5 Relationship Life Lessons, both Romantic and Professional

In both business and romantic there is always someone else involved. Over the years I have learned that business relationships are very similar to romantic relationships. Here are my 5 lessons with this.

About the Author: Chris Hanks

October 23, 2015

Relationship Lessons

Human beings are social creatures, the most cognitively-advanced pack animal. We rely on our relationships to provide sustenance for our needs and achieve objectives that we wouldn’t otherwise be able to accomplish for ourselves. We have a lifetime to learn valuable lessons from relationships with others. Following are five life lessons that I’ve found useful and applicable to both romantic and professional relationships.

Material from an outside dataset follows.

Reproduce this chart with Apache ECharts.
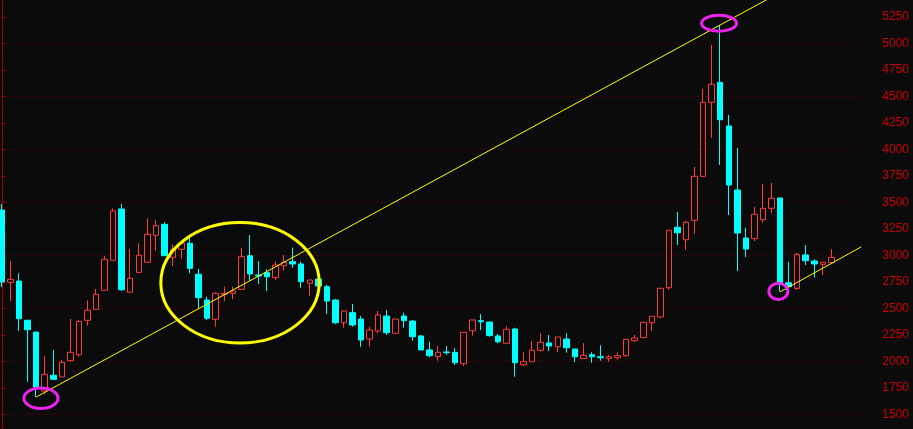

1. Being Nice vs. Being a Doormat

It is possible to be nice without being a doormat, but the line is sometimes difficult to see. When you are too nice, putting your romantic partner’s needs ahead of your own all the time, you become a doormat.  It’s not even your partner’s fault for stepping on you, because you teach people how to treat you.  On the other hand, if you always put your own needs first, you make your partner into a doormat.

Business is not much different. Nearly every business transaction is a relationship, where both parties want their needs to be met.  Whether the other party is a client, a vendor, or a job candidate, you need to protect the needs of your company without taking advantage of the other party.  If you have a good fit, your company, could be in a relationship with this other party for a long time and a healthy relationship is a balanced relationship with no doormats.

2. Contract vs. Commitment

When a couple first starts to date, their relationship is often non-exclusive, allowing each person the freedom to date other people.  Eventually, however, most romantic relationships involve a promise of fidelity: a verbal contract to exclusivity.   Unfortunately, this promise/contract tends to be broken if one party feels that he or she was pressured into the contract or, for whatever reason, is not truly committed to it.

Business relationships are very similar.  If you, in your negotiating brilliance, manage to convince a potential partner/client/vendor to enter into a contract that strongly favors your side, you’ve trapped your partner in a relationship to which he/she cannot be fully committed.  To create a relationship with long-term potential, it is important to secure mutual commitment and write the contract in a way that protects the committed interests of both parties.

3. Instinct vs. Analysis

Before online dating changed the landscape, choosing a romantic partner was more about instinct than analysis.  Most of the online dating sites and apps, however, have reversed the sequence, allowing a person to perform an analysis of compatibility before ever engaging his or her instinct.  In the end, though, the phone calls and face-to-face dates still happen, allowing instinct to remain a significant part of the selection process.

Balancing instinct with analysis is the key, which holds true in business as well.  Nowhere is this demonstrated more than in recruiting, the business equivalent of online dating.  The job opening is posted on an internet platform that allows potential candidates to find it in their searches.  There are often tools to match the job criteria to profile characteristics of potential candidates, quantifying the process with objective scores.  The recruiter enters into initial email and phone conversations with the candidates to assess their fit, narrowing the field to a handful of finalists who qualify for face-to-face meetings.  Finally, the recruiter combines instinct and analysis results to make a selection.

4. Partnership vs. Dependence

The concept of partnership is so commonly used to describe healthy romantic relationships that we naturally use the term “partner” as a label for each member of the relationship. We depend on our partners to contribute to our happiness, and to the betterment of the whole, and we let them know that they can depend on us.  Sometimes, however, we go too far, finding ourselves so dependent on our partner that he or she begins to take advantage of us.

If the success of your business is dependent upon a particular vendor/employee/client (partner), then your organization’s relationship with that partner has become dependence rather than partnership.  This is not to suggest that exclusive partnerships are unhealthy… on the contrary, it is very powerful to tell your partner that you CAN go elsewhere, but that you CHOOSE not to, a situation that continues to build upon mutual contribution, respect, and trust.

5. Me vs. We

Very much related to the Partnership vs. Dependence lesson above, the Me vs. We concept involves maintaining one’s individuality.  If you are nothing more than half of a couple, what will you be if that relationship ends?  Will you be only half of yourself?  While many of us are attracted to the romantic notion of giving our entire selves to our partners, perhaps it would be healthier to simply share, keeping ownership of ourselves while allowing another person to be a full participant.

In our professional lives, who are we if we define ourselves as nothing more than employees of Company X?  Who is our company if it is defined as nothing more than the supplier for Customer Y?  It is possible to retain our individual identities, and those of our individual companies, while still working together on a global collaborative scale.  
At the end of the day, relationships are relationships, and we just need to remember who we are.